Quando falamos dos argumentos que entram na discussão, precisamos pensar naqueles que ficam de fora. É assim que as organizações de fachada conseguem direcionar o debate público para longe dos temas que ameaçam seus financiadores. Pouco ou nada se falava sobre:

  • Políticas públicas de regulação da indústria de bebidas alcoólicas
  • Preços e impostos
  • Danos à saúde
  • Violência associada ao consumo alcoólico


Moldando a evidência científica

O International Life Sciences Institute (ILSI) é um habituè dos textos sobre conflitos de interesses. E, também, dos órgãos públicos que discutem saúde. Criado pela Coca-Cola e mantido por dezenas de corporações, o ILSI tem encontrado tapete vermelho na Anvisa, a agência nacional de saúde pública do Brasil.


Os radicais livres

Em setembro de 2017, a Philip Morris anunciou a criação da Fundação para um Mundo Livre de Tabaco, com orçamento de quase US$ 1 bilhão ao longo de uma década. Não menos surpreendente foi saber que a organização seria comandada por Derek Yach, uma figura com uma trajetória fundamental na negociação da Convenção-Quadro para o Controle do Tabaco, um marco global no desestímulo ao tabagismo.

O passado de Yach foi importante para cumprir com a estratégia mais antiga das corporações da área: semear a dúvida. Se um ex-figurão da OMS está nessa fundação, quer dizer que é um trabalho sério? O sul-africano logo lançou mão de outro chavão corporativo: desacreditar os opositores.

“Quando comecei a falar com a PMI [Philip Morris International] tive o mesmo tipo de reação emocional profunda que está sendo expressa por colegas próximos hoje. Ao longo de meses, após considerar as evidências dos benefícios de produtos de risco reduzido, fechamentos de fábricas de cigarros tradicionais e redução da demanda por fumo em folha, concluí que a estrada de redução de danos teria um enorme benefício para a saúde pública dos fumantes e poderia alcançar um grande progresso bem mais rápido do que está atualmente em andamento.”

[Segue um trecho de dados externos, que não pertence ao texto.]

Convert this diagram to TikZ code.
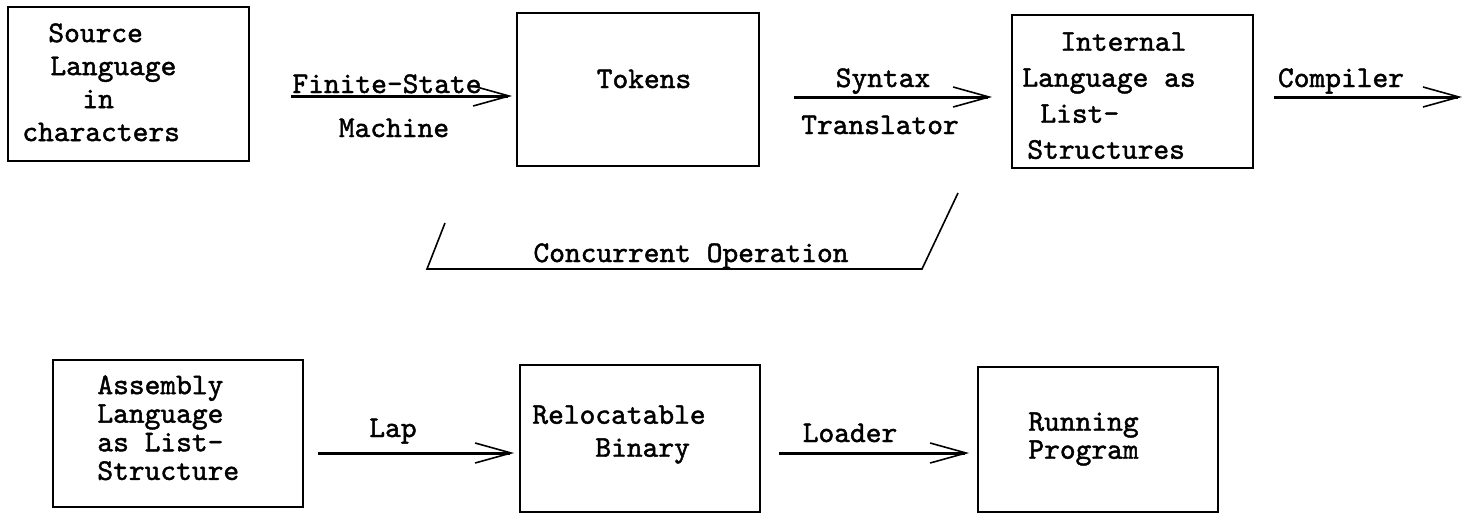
\documentclass[tikz,border=0pt]{standalone}
\usepackage{fontspec}
\usetikzlibrary{arrows.meta,calc}
% typewriter face, slightly heavier like a ribbon impression
\newfontfamily\typer{lmmono10-regular.otf}[FakeBold=1.5]
\begin{document}
\begin{tikzpicture}[x=0.5pt,y=-0.5pt,
  box/.style={draw,line width=0.9pt,inner sep=0pt},
  txt/.style={font=\fontsize{15}{#1}\selectfont\typer,inner sep=0pt,align=left},
  txt/.default=16.5pt,
  lbl/.style={font=\fontsize{15}{16.5}\selectfont\typer,inner sep=0pt,anchor=base},
  arr/.style={line width=1.5pt,-{Straight Barb[length=18pt,width=10pt,line width=0.8pt]}},
]
\useasboundingbox (0,0) rectangle (1473,515);

% upper row: source -> tokens -> internal language
\node[box,minimum width=120.5pt,minimum height=77pt] (src) at (128.5,84) {};
\node[txt,anchor=north west] (srct) at (22,23)
  {\hspace*{13pt}Source\\\hspace*{14pt}Language\\\hspace*{30pt}in\\characters};

\node[box,minimum width=121pt,minimum height=76.5pt] (tok) at (638,89.5) {};
\node[lbl] (tokt) at (644,88) {Tokens};

\node[box,minimum width=120.5pt,minimum height=76.5pt] (int) at (1132.5,91.5) {};
\node[txt=18pt,anchor=north west] (intt) at (1022,32)
  {\hspace*{19pt}Internal\\Language as\\\hspace*{9pt}List-\\\hspace*{2.5pt}Structures};

\coordinate (out) at (1462,97);

\draw[arr] ($(src.east)+(41,12)$) -- ($(tok.west)+(-4,6.5)$);
\draw[arr] ($(tok.east)+(34,7.5)$) -- ($(int.west)+(-19,5.5)$);
\draw[arr] ($(int.east)+(20,5.5)$) -- (out);

\node[lbl] (fs) at (387,93) {Finite-State};
\node[lbl] (mach) at (394,137) {Machine};
\node[lbl] (syn) at (883,87) {Syntax};
\node[lbl] (trans) at (880,134) {Translator};
\node[lbl] (comp) at (1341,87) {Compiler};

% bracket marking the concurrent operation
\node[lbl] (conc) at (691,262) {Concurrent Operation};
\draw[line width=0.8pt] (445,223) -- (427,269) -- (922,269) -- (958,193);

% lower row: assembly -> relocatable binary -> running program
\node[box,minimum width=125pt,minimum height=73.5pt] (asm) at (178,433.5) {};
\node[txt=14.3pt,anchor=north west] (asmt) at (97,375)
  {Assembly\\Language\\as List-\\Structure};

\node[box,minimum width=120pt,minimum height=73.5pt] (rel) at (640,438.5) {};
\node[txt=16.5pt,anchor=north west] (relt) at (532,405)
  {Relocatable\\\hspace*{31.5pt}Binary};

\node[box,minimum width=120pt,minimum height=72.5pt] (run) at (1098,439.5) {};
\node[txt=14pt,anchor=north west] (runt) at (1028,412)
  {Running\\Program};

\draw[arr] ($(asm.east)+(14,19.5)$) -- ($(rel.west)+(-5,14.5)$);
\draw[arr] ($(rel.east)+(18,14.5)$) -- ($(run.west)+(-8,13.5)$);

\node[lbl] (lap) at (393,437) {Lap};
\node[lbl] (load) at (850,442) {Loader};
\end{tikzpicture}
\end{document}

Demandas justas da sociedade

Aproximar-se de demandas legítimas da sociedade é uma maneira de fazer avançar a agenda de interesses de corporações ou de comprar simpatia. Em vários países da América Latina, acesso a água e esgoto é uma demanda relevante e simpática. Mas melhor ainda se adicionarmos a isso uma questão identitária. “As desigualdades de gênero ocorrem em todos os estágios da vida da mulher, da sua infância à sua velhice. Por isso é tão importante dar atenção às necessidades especiais das mulheres com relação ao direito à água e ao esgotamento sanitário nas diferentes fases de sua vida”, diz um estudo feito em parceria entre a consultoria ExAnte, a organização Trata Brasil e a BRK Ambiental, uma das grandes concessionárias do setor no Brasil.

O Trata Brasil se posicionou como o grande think tank nacional na discussão sobre saneamento, a ponto de ter sido fundamental na moldagem dos projetos que resultaram na liberação geral da privatização desse setor. A organização é financiada por corporações que lucram tanto no saneamento como no comércio em geral da água.

O tema encontrou eco no Conselho Empresarial Brasileiro para o Desenvolvimento Sustentável, também financiado por corporações do setor. A organização participou das discussões do Fórum Mundial da Água, em 2018, e sobre a privatização do saneamento no Brasil.